═══ Supplied data
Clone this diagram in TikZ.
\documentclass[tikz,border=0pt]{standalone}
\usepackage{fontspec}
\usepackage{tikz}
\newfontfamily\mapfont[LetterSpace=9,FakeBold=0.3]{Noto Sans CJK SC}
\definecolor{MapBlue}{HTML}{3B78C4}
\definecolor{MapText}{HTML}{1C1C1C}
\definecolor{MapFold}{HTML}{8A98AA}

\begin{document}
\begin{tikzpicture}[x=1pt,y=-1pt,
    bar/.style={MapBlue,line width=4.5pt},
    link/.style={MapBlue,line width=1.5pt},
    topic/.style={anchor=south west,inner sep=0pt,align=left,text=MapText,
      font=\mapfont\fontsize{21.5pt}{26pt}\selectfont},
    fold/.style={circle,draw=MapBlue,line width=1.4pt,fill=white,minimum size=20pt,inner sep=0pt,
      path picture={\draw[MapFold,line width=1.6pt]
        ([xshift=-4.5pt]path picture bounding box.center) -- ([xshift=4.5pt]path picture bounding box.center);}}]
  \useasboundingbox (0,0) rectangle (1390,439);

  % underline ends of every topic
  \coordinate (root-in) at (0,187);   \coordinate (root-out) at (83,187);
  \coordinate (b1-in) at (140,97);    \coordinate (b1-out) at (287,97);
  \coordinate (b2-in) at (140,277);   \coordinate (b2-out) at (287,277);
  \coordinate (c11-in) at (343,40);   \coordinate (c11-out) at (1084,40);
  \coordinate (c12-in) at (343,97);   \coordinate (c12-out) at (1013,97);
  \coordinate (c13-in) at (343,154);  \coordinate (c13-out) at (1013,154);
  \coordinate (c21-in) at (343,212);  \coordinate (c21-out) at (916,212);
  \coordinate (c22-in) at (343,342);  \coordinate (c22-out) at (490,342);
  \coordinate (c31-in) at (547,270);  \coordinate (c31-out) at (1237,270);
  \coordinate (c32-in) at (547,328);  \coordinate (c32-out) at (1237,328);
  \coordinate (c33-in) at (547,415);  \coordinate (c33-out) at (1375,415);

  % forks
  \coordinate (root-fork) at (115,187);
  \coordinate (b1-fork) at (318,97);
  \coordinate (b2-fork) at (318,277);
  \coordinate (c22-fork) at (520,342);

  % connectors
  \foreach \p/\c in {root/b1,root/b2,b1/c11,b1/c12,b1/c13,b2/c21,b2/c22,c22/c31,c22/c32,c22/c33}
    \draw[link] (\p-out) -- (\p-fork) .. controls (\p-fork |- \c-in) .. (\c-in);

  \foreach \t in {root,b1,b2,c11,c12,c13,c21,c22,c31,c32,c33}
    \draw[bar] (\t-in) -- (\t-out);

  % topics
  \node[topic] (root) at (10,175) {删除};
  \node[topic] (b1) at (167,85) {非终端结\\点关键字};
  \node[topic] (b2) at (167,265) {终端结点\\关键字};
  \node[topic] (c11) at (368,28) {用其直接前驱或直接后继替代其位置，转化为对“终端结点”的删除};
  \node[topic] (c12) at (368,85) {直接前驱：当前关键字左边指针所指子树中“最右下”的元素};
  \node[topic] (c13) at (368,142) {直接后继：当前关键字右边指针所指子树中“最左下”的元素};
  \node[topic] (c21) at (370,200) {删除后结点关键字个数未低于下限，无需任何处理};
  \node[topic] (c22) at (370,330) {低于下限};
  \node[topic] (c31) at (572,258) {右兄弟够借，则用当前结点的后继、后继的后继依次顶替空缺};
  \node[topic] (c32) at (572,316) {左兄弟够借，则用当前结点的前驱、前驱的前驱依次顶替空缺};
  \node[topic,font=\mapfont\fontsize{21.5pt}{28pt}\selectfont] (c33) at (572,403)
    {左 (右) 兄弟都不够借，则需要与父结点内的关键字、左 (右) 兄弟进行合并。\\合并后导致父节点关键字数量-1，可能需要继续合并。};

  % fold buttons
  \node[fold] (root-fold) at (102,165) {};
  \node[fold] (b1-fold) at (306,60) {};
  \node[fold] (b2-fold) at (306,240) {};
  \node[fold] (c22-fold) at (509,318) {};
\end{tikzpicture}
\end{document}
══════
▶ [Work instructions] Begin with the first line of the listing and copy exactly through the line that contains "(0,0) rectangle (1390,439);", please, keeping both ends and leaving out everything after.

▶ [Result]
Clone this diagram in TikZ.
\documentclass[tikz,border=0pt]{standalone}
\usepackage{fontspec}
\usepackage{tikz}
\newfontfamily\mapfont[LetterSpace=9,FakeBold=0.3]{Noto Sans CJK SC}
\definecolor{MapBlue}{HTML}{3B78C4}
\definecolor{MapText}{HTML}{1C1C1C}
\definecolor{MapFold}{HTML}{8A98AA}

\begin{document}
\begin{tikzpicture}[x=1pt,y=-1pt,
    bar/.style={MapBlue,line width=4.5pt},
    link/.style={MapBlue,line width=1.5pt},
    topic/.style={anchor=south west,inner sep=0pt,align=left,text=MapText,
      font=\mapfont\fontsize{21.5pt}{26pt}\selectfont},
    fold/.style={circle,draw=MapBlue,line width=1.4pt,fill=white,minimum size=20pt,inner sep=0pt,
      path picture={\draw[MapFold,line width=1.6pt]
        ([xshift=-4.5pt]path picture bounding box.center) -- ([xshift=4.5pt]path picture bounding box.center);}}]
  \useasboundingbox (0,0) rectangle (1390,439);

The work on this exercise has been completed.